Counter-protesters marched through the city to historic Boston Common, where many gathered near a bandstand abandoned early by conservatives who had planned to deliver a series of speeches.
Police vans escorted the conservatives out of the area, and angry counter-protesters scuffled with armed officers trying to maintain order.
Members of the Black Lives Matter movement later protested on the common, where a Confederate flag was burned and protesters pounded on the sides of a police vehicle.
Later in the afternoon, Boston’s police department tweeted that protesters were throwing bottles, urine and rocks at them and asked people to refrain from doing so.
Boston Commissioner William Evans said 27 arrests were made – mostly for disorderly conduct, while some were for assaulting police officers. Officials said the rallies drew about 40,000 people.
President Donald Trump applauded the people in Boston who he said were “speaking out” against bigotry and hate.
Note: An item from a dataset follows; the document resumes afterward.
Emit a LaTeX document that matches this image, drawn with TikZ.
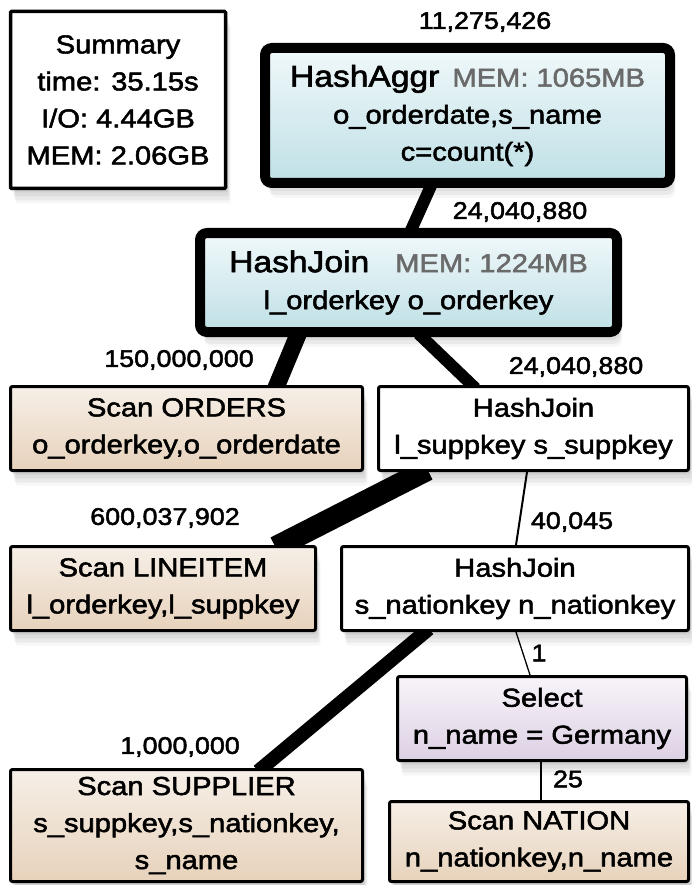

Mr Trump added in a Twitter message that “our country will soon come together as one!”
Organisers of the conservative event had distanced themselves from the Neo-Nazis, white supremacists and others who fomented violence in Charlottesville on August 12.
A woman was killed at that Unite the Right rally when a car ploughed into counterdemonstrators.
Rallies in other cities around the country each attracted hundreds of people showing their opposition to white supremacist groups.